The Triumph, Olympia and Rev’It! jackets are quite alike as well, as they’re all nylon jackets with mesh inserts in the arms, chest and back. The Triumph feels the most heavy-duty of the three. It has the closest-fitting cut, whereas the Olympia has a roomier feel, but both of these jackets feel secure, and both allow a surprising amount of air to flow through their mesh panels, keeping you cool. The Rev’It! feels lighter in both weight and build than the Triumph or Olympia, and though it’s a lovely jacket overall, air just doesn’t move through it like it does with the Triumph and the Olympia.
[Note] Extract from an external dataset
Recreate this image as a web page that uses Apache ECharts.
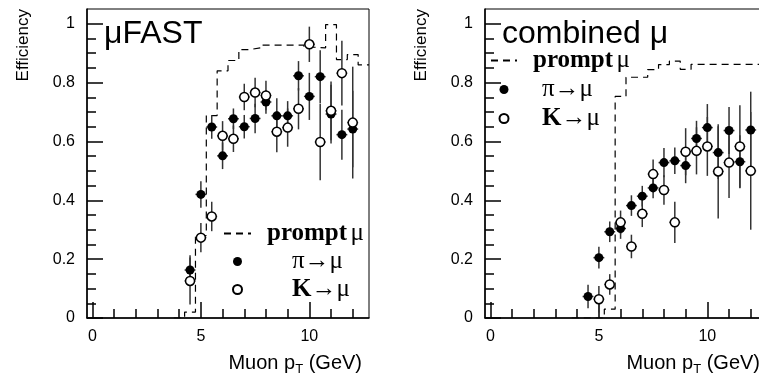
<!DOCTYPE html>
<html>
<head>
<meta charset="utf-8">
<script src="https://cdn.jsdelivr.net/npm/echarts@6/dist/echarts.min.js"></script>
<style>
html, body { margin: 0; padding: 0; background: #fff; }
#main { width: 759px; height: 377px; }
</style>
</head>
<body>
<div id="main"></div>
<script>
// bin centres (GeV) of the measured points
var ptBins = [4.5, 5, 5.5, 6, 6.5, 7, 7.5, 8, 8.5, 9, 9.5, 10, 10.5, 11, 11.5, 12];

// muFAST
var fastPi    = [0.163, 0.42, 0.649, 0.551, 0.677, 0.65, 0.678, 0.734, 0.687, 0.687, 0.823, 0.753, 0.82, 0.693, 0.623, 0.642];
var fastPiErr = [0.05, 0.045, 0.04, 0.045, 0.035, 0.04, 0.05, 0.04, 0.06, 0.05, 0.05, 0.08, 0.09, 0.1, 0.085, 0.13];
var fastK     = [0.126, 0.273, 0.345, 0.619, 0.609, 0.751, 0.766, 0.756, 0.633, 0.647, 0.711, 0.93, 0.598, 0.704, 0.832, 0.664];
var fastKErr  = [0.08, 0.05, 0.05, 0.05, 0.045, 0.045, 0.05, 0.05, 0.07, 0.065, 0.07, 0.06, 0.13, 0.1, 0.11, 0.19];

// combined muon
var combPi    = [0.073, 0.205, 0.293, 0.304, 0.382, 0.414, 0.442, 0.528, 0.534, 0.518, 0.61, 0.647, 0.562, 0.637, 0.531, 0.639];
var combPiErr = [0.04, 0.037, 0.035, 0.035, 0.035, 0.035, 0.035, 0.05, 0.045, 0.06, 0.06, 0.08, 0.09, 0.08, 0.09, 0.13];
var combK     = [null, 0.064, 0.114, 0.325, 0.243, 0.354, 0.489, 0.435, 0.325, 0.565, 0.568, 0.583, 0.498, 0.528, 0.583, 0.5];
var combKErr  = [null, 0.045, 0.035, 0.04, 0.04, 0.045, 0.05, 0.05, 0.07, 0.08, 0.08, 0.1, 0.16, 0.12, 0.14, 0.2];

// prompt muon histograms (bin width 0.5 GeV)
var promptBins  = [4, 4.5, 5, 5.5, 6, 6.5, 7, 7.5, 8, 8.5, 9, 9.5, 10, 10.5, 11, 11.5, 12, 12.5];
var fastPrompt  = [0, 0.02, 0.28, 0.688, 0.84, 0.875, 0.912, 0.918, 0.927, 0.927, 0.927, 0.927, 0.92, 0.918, 0.997, 0.878, 0.895, 0.86];
var combPrompt  = [0, 0, 0, 0.03, 0.753, 0.818, 0.818, 0.844, 0.861, 0.873, 0.845, 0.862, 0.862, 0.862, 0.862, 0.862, 0.862, 0.862];

// axis ticks
var xMajor = [0, 5, 10];
var xMinor = [1, 2, 3, 4, 6, 7, 8, 9, 11, 12];
var yMajor = [0, 0.2, 0.4, 0.6, 0.8, 1];
var yMinor = [0.05, 0.1, 0.15, 0.25, 0.3, 0.35, 0.45, 0.5, 0.55, 0.65, 0.7, 0.75, 0.85, 0.9, 0.95];

var halfBin = 0.25;
var sans = 'Liberation Sans';
var serif = 'Liberation Serif';

var pairs = function (vals, errs) {
	var out = [];
	for (var i = 0; i < ptBins.length; i++) {
		if (vals[i] == null) continue;
		out.push([ptBins[i], vals[i], errs[i]]);
	}
	return out;
};

var histPoints = function (vals) {
	var out = [];
	for (var i = 0; i < promptBins.length; i++) {
		out.push([promptBins[i] - halfBin, vals[i]]);
	}
	var last = promptBins.length - 1;
	out.push([promptBins[last] + halfBin, vals[last]]);
	return out;
};

var errorBars = function (params, api) {
	var x = api.value(0), y = api.value(1), e = api.value(2);
	var lo = api.coord([x, y - e]);
	var hi = api.coord([x, y + e]);
	var l = api.coord([x - halfBin, y]);
	var r = api.coord([x + halfBin, y]);
	var st = { stroke: '#333', lineWidth: 1.5 };
	return {
		type: 'group',
		children: [
			{ type: 'line', shape: { x1: lo[0], y1: lo[1], x2: hi[0], y2: hi[1] }, style: st },
			{ type: 'line', shape: { x1: l[0], y1: l[1], x2: r[0], y2: r[1] }, style: st }
		]
	};
};

var makeX = function (g, major) {
	return {
		type: 'value', gridIndex: g, min: -0.25, max: 12.75,
		position: 'bottom',
		name: major ? 'Muon p{s|T} (GeV)' : '',
		nameLocation: 'end', nameGap: -7, nameMoveOverlap: false,
		nameTextStyle: {
			fontFamily: sans, fontSize: 20, color: '#000', align: 'right', verticalAlign: 'top',
			lineHeight: 22, padding: [34, 0, 0, 0],
			rich: { s: { fontFamily: sans, fontSize: 13, lineHeight: 13, padding: [12, 0, 0, 0], color: '#000' } }
		},
		axisLine: { show: major, onZero: false, lineStyle: { color: '#000', width: 1.5 } },
		axisTick: { show: true, inside: true, length: major ? 16 : 9, customValues: major ? xMajor : xMinor, lineStyle: { color: '#000', width: 1.5 } },
		axisLabel: { show: major, customValues: xMajor, margin: 11, fontFamily: sans, fontSize: 16, color: '#000' },
		splitLine: { show: false }
	};
};

var makeY = function (g, major) {
	return {
		type: 'value', gridIndex: g, min: 0, max: 1.05,
		position: 'left',
		name: major ? 'Efficiency' : '',
		nameLocation: 'end', nameGap: 0, nameRotate: 90, nameMoveOverlap: false,
		nameTextStyle: { fontFamily: sans, fontSize: 17, color: '#000', align: 'right', verticalAlign: 'bottom', padding: [0, 0, 55, 0] },
		axisLine: { show: major, onZero: false, lineStyle: { color: '#000', width: 1.5 } },
		axisTick: { show: true, inside: true, length: major ? 16 : 9, customValues: major ? yMajor : yMinor, lineStyle: { color: '#000', width: 1.5 } },
		axisLabel: { show: major, customValues: yMajor, margin: 12, fontFamily: sans, fontSize: 16, color: '#000' },
		splitLine: { show: false }
	};
};

var panelSeries = function (g, prompt, pi, piErr, k, kErr) {
	var ax = { xAxisIndex: g * 2, yAxisIndex: g * 2 };
	return [
		Object.assign({
			name: 'prompt μ', type: 'line', step: 'end', data: histPoints(prompt),
			symbol: 'none', showSymbol: false, z: 1,
			lineStyle: { color: '#000', width: 1.2, type: [7, 5] },
			itemStyle: { color: 'rgba(0,0,0,0)', borderWidth: 0 }
		}, ax),
		Object.assign({
			type: 'custom', renderItem: errorBars, data: pairs(pi, piErr), z: 2, clip: true
		}, ax),
		Object.assign({
			type: 'custom', renderItem: errorBars, data: pairs(k, kErr), z: 2, clip: true
		}, ax),
		Object.assign({
			name: 'π→μ', type: 'scatter', data: pairs(pi, piErr), symbol: 'circle', symbolSize: 9, z: 3,
			itemStyle: { color: '#000', opacity: 1 }
		}, ax),
		Object.assign({
			name: 'K→μ', type: 'scatter', data: pairs(k, kErr), symbol: 'circle', symbolSize: 9, z: 3,
			itemStyle: { color: '#fff', borderColor: '#000', borderWidth: 1.5, opacity: 1 }
		}, ax)
	];
};

var legendRich = function (lead1, lead2) {
	return {
		g1: { width: lead1 },
		g2: { width: lead2 },
		b: { fontFamily: serif, fontWeight: 'bold', fontSize: 25, color: '#000' },
		r: { fontFamily: serif, fontSize: 25, color: '#000' }
	};
};

var legendFmt = function (name) {
	if (name === 'prompt μ') return '{g1| }{b|prompt} {r|μ}';
	if (name === 'π→μ') return '{g2| }{r|π→μ}';
	return '{g2| }{b|K}{r|→μ}';
};

var myChart = echarts.init(document.getElementById('main'), null, { renderer: 'canvas' });

var option = {
	animation: false,
	backgroundColor: '#fff',
	title: [
		{ text: 'μFAST', left: 104, top: 18, padding: 0, textStyle: { fontFamily: sans, fontSize: 32, fontWeight: 'normal', color: '#000' } },
		{ text: 'combined μ', left: 502, top: 18, padding: 0, textStyle: { fontFamily: sans, fontSize: 32, fontWeight: 'normal', color: '#000' } }
	],
	legend: [
		{
			orient: 'vertical', left: 223, top: 221, padding: 0, itemGap: 3,
			itemWidth: 27, itemHeight: 9,
			data: ['prompt μ', 'π→μ', 'K→μ'],
			formatter: legendFmt,
			textStyle: { rich: legendRich(11, 36) }
		},
		{
			orient: 'vertical', left: 490, top: 48, padding: 0, itemGap: 4,
			itemWidth: 26, itemHeight: 9,
			data: ['prompt μ', 'π→μ', 'K→μ'],
			formatter: legendFmt,
			textStyle: { rich: legendRich(11, 20) }
		}
	],
	grid: [
		{ left: 87, top: 9, width: 282, height: 309, show: true, borderColor: '#000', borderWidth: 1, outerBoundsMode: 'none', containLabel: false },
		{ left: 485, top: 9, width: 282, height: 309, show: true, borderColor: '#000', borderWidth: 1, outerBoundsMode: 'none', containLabel: false }
	],
	xAxis: [makeX(0, true), makeX(0, false), makeX(1, true), makeX(1, false)],
	yAxis: [makeY(0, true), makeY(0, false), makeY(1, true), makeY(1, false)],
	series: [].concat(
		panelSeries(0, fastPrompt, fastPi, fastPiErr, fastK, fastKErr),
		panelSeries(1, combPrompt, combPi, combPiErr, combK, combKErr)
	)
};

myChart.setOption(option);
</script>
</body>
</html>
The light color does help, though (cooler than black, yet many of these jackets are available in a variety of colors), and it’s possibly one of the most stylish jackets here.

The Alpinestars T-Breeze Air-Flo jacket is a lighter, full-mesh jacket, but the padding in it is heavy-duty. It’s cooler than the jackets above, and yet it feels like it would provide just as much protection.

The Vanson feels very purposeful and is cut much like a racing jacket. Its full-mesh design moves tons of air. Like the Alpinestars jacket, it’s a great, secure-feeling summer jacket choice.

The last grouping includes the Joe Rocket, Icon and Z1R jackets. These very light jackets are great in the heat, but don’t give you that same feeling of security as the ones above. With its liner out, the Joe Rocket felt a bit scratchy on the inside, but it breathes extremely well. The Icon also allows a lot of air through and has become one of our favorites. It’s the one editor Hall chose for his last 1,000-mile trip. The Z1R is comfortable and cool, but the the armor in it doesn’t feel as heavy-duty and secure as we’d like.

In the end, all of the summer motorcycle jackets here will keep you cooler in the heat than your standard leather jacket, and many offer weather protection, too. Though many prefer the protection of leather (and we can’t argue), if you don’t own a mesh jacket, try one. It can make mid-summer riding fun again.